Infelizes juntos
por Taiani MendesDurante muito tempo caracterizado estereotipadamente como um cinema de verborragia, sexualidade natural e investigação psicológica, o cinema francês nas últimas décadas praticamente enterrou tal noção com uma variedade de gêneros e diferentes propostas mesmo nas produções mais “intelectualizadas”. O cinema de autor, no entanto, permanece vivo e Philippe Garrel, veterano que hoje pode ser considerado um de seus baluartes, está de volta com nova obra sobre o tema que lhe é caro desde a década de 1960: o relacionamento homem/mulher.
Provavelmente no presente mais conhecido pela paternidade do galã Louis Garrel, o quase septuagenário cineasta promove ao protagonismo em Amante Por um Dia sua outra filha atriz, Esther – bastante parecida com o irmão e experimentando o auge da popularidade por Me Chame Pelo Seu Nome. A jovem interpreta Jeanne, flagrada de início amargando a enorme dor do fim do primeiro namoro. Seu drama é confrontado com o de Ariane (Louise Chevillotte, intensa), mesma idade, muito mais experiência sexual e sentimental, ao que tudo indica bem na vida. Quem as une é Gilles (Éric Caravaca), pai de Jeanne e professor/namorado de Ariane, dono do apartamento em que os três passam a conviver.

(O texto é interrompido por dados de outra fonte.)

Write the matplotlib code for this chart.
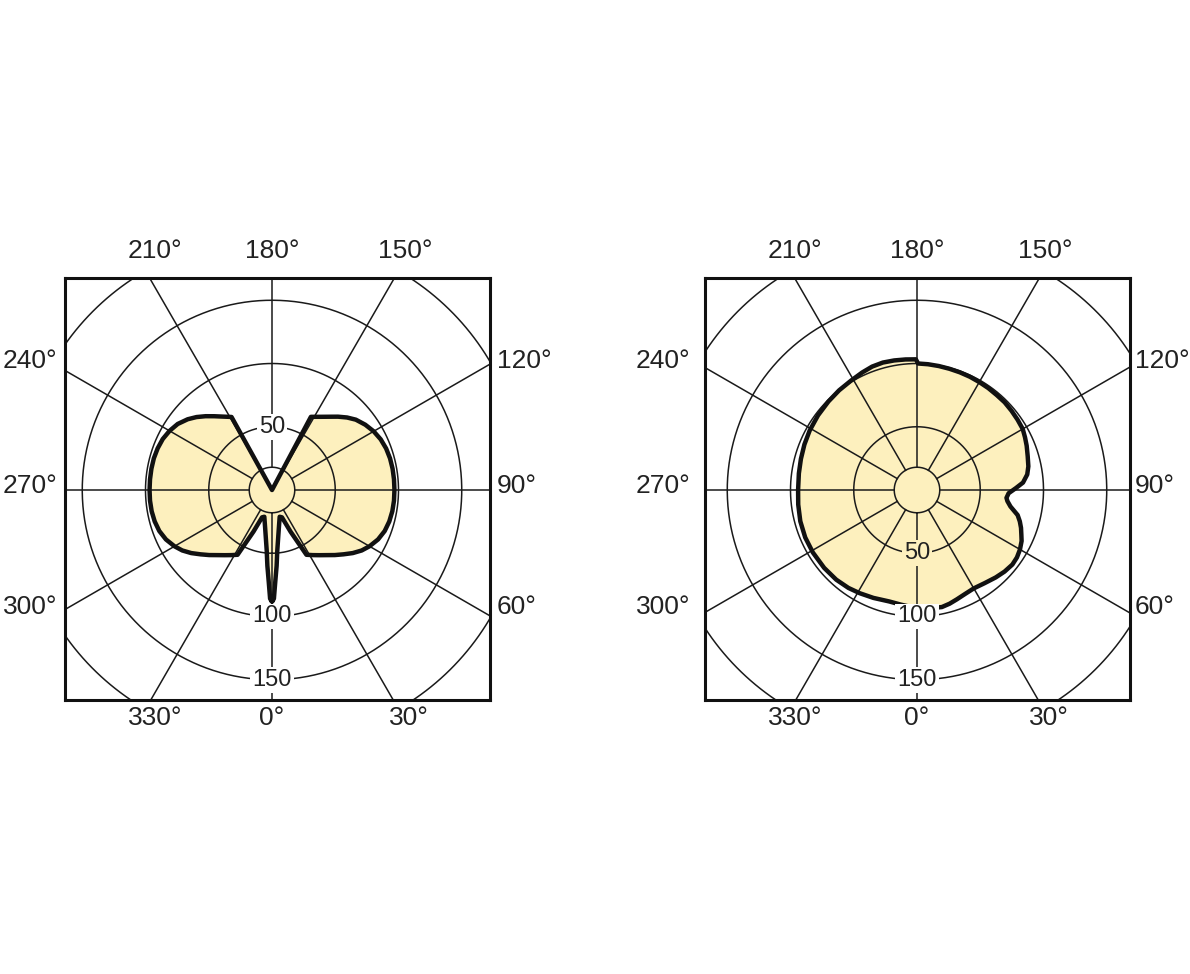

Opostas desde a apresentação – Ariane surge de pé, dominante, transando, enquanto Jeanne surge no chão, aos prantos, fragilizada –, as mulheres vão trocando a inimizade carregada de ciúmes pela cumplicidade calculada. Seus segredos são pessoais e as conversas giram em torno das figuras masculinas. São elas as protagonistas, porém o filme acaba versando principalmente sobre a fragilidade da masculinidade contemporânea. Ariane e Jeanne dialogam, se equilibram representando o desprendimento e a possessão, a autoconfiança e a insegurança, enquanto Gilles sobra sozinho e desolado, moderno, mas não o bastante.

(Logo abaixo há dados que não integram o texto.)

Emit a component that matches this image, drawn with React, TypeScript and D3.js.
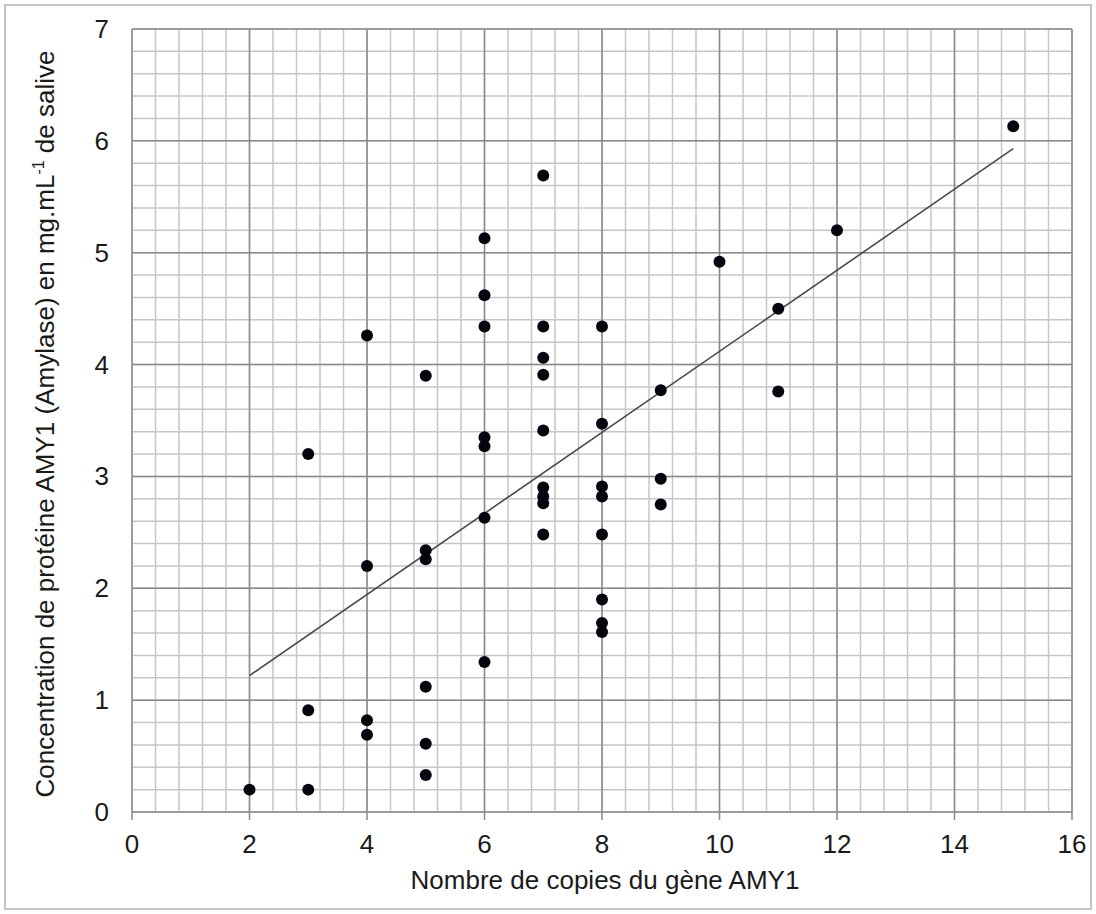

Repetindo À Sombra de Duas Mulheres, só que de maneira menos radical, Amante Por um Dia registra um golpe no pretensamente inabalável ego do homem, exaltando a humilhada Jeanne ao acompanhar sua dura recomposição. Ariane, em percurso inverso, vai perdendo a força, pois não é o tipo de personagem que importa tanto aos estudos conjugais de Garrel. Bem resolvida demais, é como se ela fosse se libertando da trama conforme expressa sua preguiça ante a estabilidade da vida a dois e a ligação direta comumente feita entre sexo e amor.
Mais uma vez o cineasta filma em deslumbrante preto e branco, mais uma vez a traição é assunto, mais uma vez posições são invertidas no decorrer da trama, mais uma vez as atuações são impecáveis (é louvável em especial a forma como Esther expõe fisicamente a dor de amor) e as principais diferenças deste filme em comparação com o anterior do diretor não podem ser chamadas de evolução. Há uma trilha exageradamente sentimental, uma narração orbitando entre a redundância e a espirituosidade e uma falta de clareza no sentido do que é mostrado em breves 75 minutos.
Pode parecer tempo maior pela quantidade de coisa falada – até política entra em pauta – e pela forma como é fácil se abandonar, como que num encantamento perpetrado pela incrível fotografia a serviço de problemas deveras ordinários, ainda que registrados de maneira complexa embebida de compaixão. "Crua", de Otto, seria a canção-tema perfeita para o longa-metragem.